Key Insight: Implementation Factors to Consider

As part of the discussion around understanding and committing to reskilling, Professor Tamayo defined several related factors that can determine the success or failure of the process

  • Productivity is crucial to improving not just company efficiency, but society’s living standards. It drives resources for education, health, and many other qualities of life. Recently, productivity growth has been disappointing, and one reason for this is technological diffusion.
  • Technological diffusion is how long it takes for new technologies to be adopted by companies and countries, for example, electricity was available in 1880 but did not affect productivity until 1920.
  • New technologies also might not impact productivity because of heterogeneity. Across and even within companies, information technologies show large differences in adoption and usage, even when applied in similar businesses and processes.

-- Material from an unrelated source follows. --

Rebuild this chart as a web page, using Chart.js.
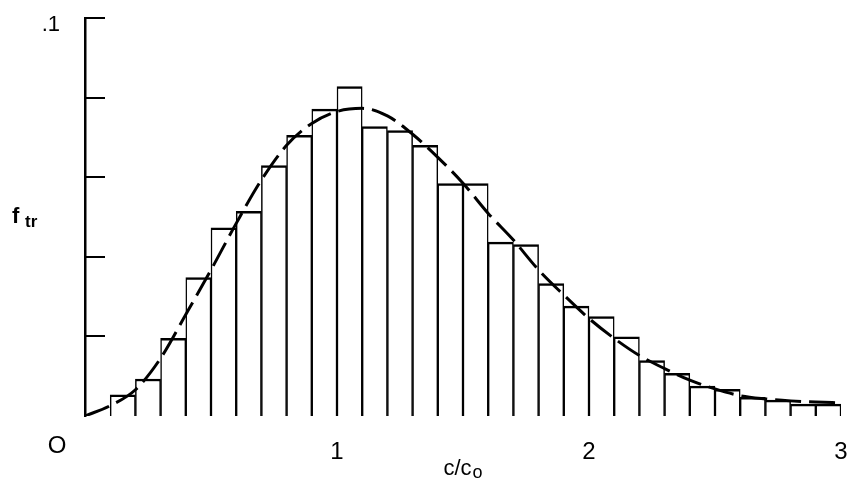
<!DOCTYPE html>
<html>
<head>
<meta charset="utf-8">
<script src="https://cdn.jsdelivr.net/npm/chart.js@4.4.1/dist/chart.umd.min.js"></script>
<style>
    html, body { margin: 0; padding: 0; background: #fff; }
    #wrap { width: 851px; height: 483px; }
</style>
</head>
<body>
<div id="wrap"><canvas id="histChart"></canvas></div>
<script>
// Histogram bins of c/c0 (width 0.1), centre of each bin
const binCenters = [0.05, 0.15, 0.25, 0.35, 0.45, 0.55, 0.65, 0.75, 0.85, 0.95,
                    1.05, 1.15, 1.25, 1.35, 1.45, 1.55, 1.65, 1.75, 1.85, 1.95,
                    2.05, 2.15, 2.25, 2.35, 2.45, 2.55, 2.65, 2.75, 2.85, 2.95];

// f_tr for each bin
const barHeights = [0, 0.0053, 0.0093, 0.0195, 0.0348, 0.0473, 0.0514, 0.0629, 0.0705, 0.0771,
                    0.0828, 0.0727, 0.0717, 0.0680, 0.0584, 0.0584, 0.0437, 0.0431, 0.0333, 0.0276,
                    0.0250, 0.0199, 0.0139, 0.0107, 0.0075, 0.0067, 0.0047, 0.0040, 0.0030, 0.0030];

// Dashed fitted curve
const curveX = [0, 0.1, 0.2, 0.3, 0.4, 0.5, 0.6, 0.7, 0.8, 0.9,
                1.0, 1.1, 1.2, 1.3, 1.4, 1.5, 1.6, 1.7, 1.8, 1.9,
                2.0, 2.1, 2.2, 2.3, 2.4, 2.5, 2.6, 2.7, 2.8, 2.9, 3.0];
const curveY = [0, 0.0026, 0.0066, 0.0145, 0.0255, 0.0367, 0.0484, 0.0593, 0.0680, 0.0735,
                0.0765, 0.0773, 0.0754, 0.0708, 0.0650, 0.0585, 0.0509, 0.0442, 0.0367, 0.0304,
                0.0245, 0.0195, 0.0152, 0.0119, 0.0090, 0.0068, 0.0051, 0.0043, 0.0038, 0.0035, 0.0033];

// Tick labels
const xTickValues = [0, 1, 2, 3];
const xTickLabels = ['O', '1', '2', '3'];
const yTickLabel = '.1';

const FONT = '"Liberation Sans", Arial, sans-serif';


// Inward y ticks, the shifted "O" and the two axis titles
const paperAxes = {
    id: 'paperAxes',

    afterDraw(chart) {
        const ctx = chart.ctx;
        const x = chart.scales.x;
        const y = chart.scales.y;

        ctx.save();
        ctx.strokeStyle = '#000';
        ctx.lineWidth = 2;

        y.ticks.forEach(t => {
            if (t.value === 0) return;
            const py = Math.round(y.getPixelForValue(t.value));
            ctx.beginPath();
            ctx.moveTo(y.right, py);
            ctx.lineTo(y.right + 20, py);
            ctx.stroke();
        });

        ctx.fillStyle = '#000';
        ctx.textBaseline = 'alphabetic';

        // zero label sits left of the axis
        ctx.font = '24px ' + FONT;
        ctx.textAlign = 'center';
        ctx.fillText(xTickLabels[0], x.getPixelForValue(0) - 28, 453);

        // y title f_tr
        ctx.textAlign = 'left';
        ctx.font = 'bold 22px ' + FONT;
        ctx.fillText('f', 12, 223);
        ctx.font = 'bold 17px ' + FONT;
        ctx.fillText('tr', 25, 227);

        // x title c/c_o
        const cx = (chart.chartArea.left + chart.chartArea.right) / 2;
        ctx.font = '22px ' + FONT;
        const w1 = ctx.measureText('c/c').width;
        ctx.font = '18px ' + FONT;
        const w2 = ctx.measureText('o').width;
        const start = cx - (w1 + w2 + 1) / 2;
        ctx.font = '22px ' + FONT;
        ctx.fillText('c/c', start, 475);
        ctx.font = '18px ' + FONT;
        ctx.fillText('o', start + w1 + 1, 478);

        ctx.restore();
    }
};


// Create Histogram Chart
function createHistChart() {

    const ctx = document.getElementById('histChart').getContext('2d');

    new Chart(ctx, {
        type: 'bar',

        data: {
            datasets: [{
                type: 'line',
                label: 'fit',
                data: curveX.map((v, i) => ({ x: v, y: curveY[i] })),
                borderColor: '#000',
                borderWidth: 3,
                borderDash: [26, 8],
                pointRadius: 0,
                fill: false,
                cubicInterpolationMode: 'monotone',
                order: 0
            }, {
                label: 'f_tr',
                data: binCenters.map((v, i) => ({ x: v, y: barHeights[i] })),
                backgroundColor: '#fff',
                borderColor: '#000',
                borderWidth: { top: 2.5, left: 1.5, right: 1.5, bottom: 0 },
                borderSkipped: 'start',
                barPercentage: 1,
                categoryPercentage: 1,
                order: 1
            }]
        },

        options: {
            responsive: true,
            maintainAspectRatio: false,
            animation: false,

            layout: {
                padding: { left: 0, right: 10, top: 18, bottom: 0 }
            },

            plugins: {
                legend: { display: false },
                tooltip: { enabled: false }
            },

            scales: {
                x: {
                    type: 'linear',
                    min: 0,
                    max: 3,
                    offset: false,
                    afterBuildTicks: (scale) => {
                        scale.ticks = xTickValues.map(v => ({ value: v }));
                    },
                    afterFit: (scale) => {
                        scale.height = 67;
                        scale.paddingLeft = 0;
                        scale.paddingRight = 0;
                    },
                    grid: { display: false },
                    border: { display: false },
                    ticks: {
                        padding: 14,
                        color: '#000',
                        font: { family: FONT, size: 24 },
                        maxRotation: 0,
                        autoSkip: false,
                        callback: (v) => v === 0 ? '' : xTickLabels[xTickValues.indexOf(v)]
                    }
                },

                y: {
                    min: 0,
                    max: 0.1,
                    afterFit: (scale) => {
                        scale.width = 85;
                        scale.paddingTop = 0;
                        scale.paddingBottom = 0;
                    },
                    grid: { display: false, drawTicks: false },
                    border: { display: true, color: '#000', width: 2.5 },
                    ticks: {
                        stepSize: 0.02,
                        padding: 25,
                        labelOffset: 7,
                        color: '#000',
                        font: { family: FONT, size: 22 },
                        callback: (v) => Math.abs(v - 0.1) < 1e-9 ? yTickLabel : ''
                    }
                }
            }
        },

        plugins: [paperAxes]
    });
}

createHistChart();
</script>
</body>
</html>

When considering productivity, technological diffusion, and heterogeneity, companies show varying degrees of success based on organizational adaptation. Businesses with stronger managerial practices were better able to adapt their production, processes, and employees’ related capabilities and skills to incorporate new technology.

Conclusion: Frictions and Options

“We believe that reskilling will play a very important role in lowering this cost of adaptation inside the firm and…[see] dual gains for the firms and for the workers.”

Jorge Tamayo

To implement reskilling, companies must address four frictions:

  • Information: Do employees know what is involved in and expected from the process?
  • Incentives: Are employees incentivized to reskill?
  • Motivation: Do employees want to reskill?
  • Vision: Do employees see themselves in new roles?

Ultimately, in confronting the gen AI transformation, companies have three options:

  • Resist the change.
  • Let technological adoption play out without intervening.
  • Shape the direction of technological adoption and work to lower the cost of adapting.

Meet the Speaker

Jorge Tamayo is an assistant professor in the Strategy Unit at Harvard Business School and a PI in D^3’s Digital Reskilling Lab. He specializes in applied microeconomics, with a focus on industrial organization and development economics. Professor Tamayo’s research explores how firms make decisions and improve productivity through theoretical modeling and structural estimation. He also studies market responses to price discrimination strategies, such as subscriptions or membership fees, and examines how managers impact team productivity. He holds a Ph.D. in economics from the University of Southern California.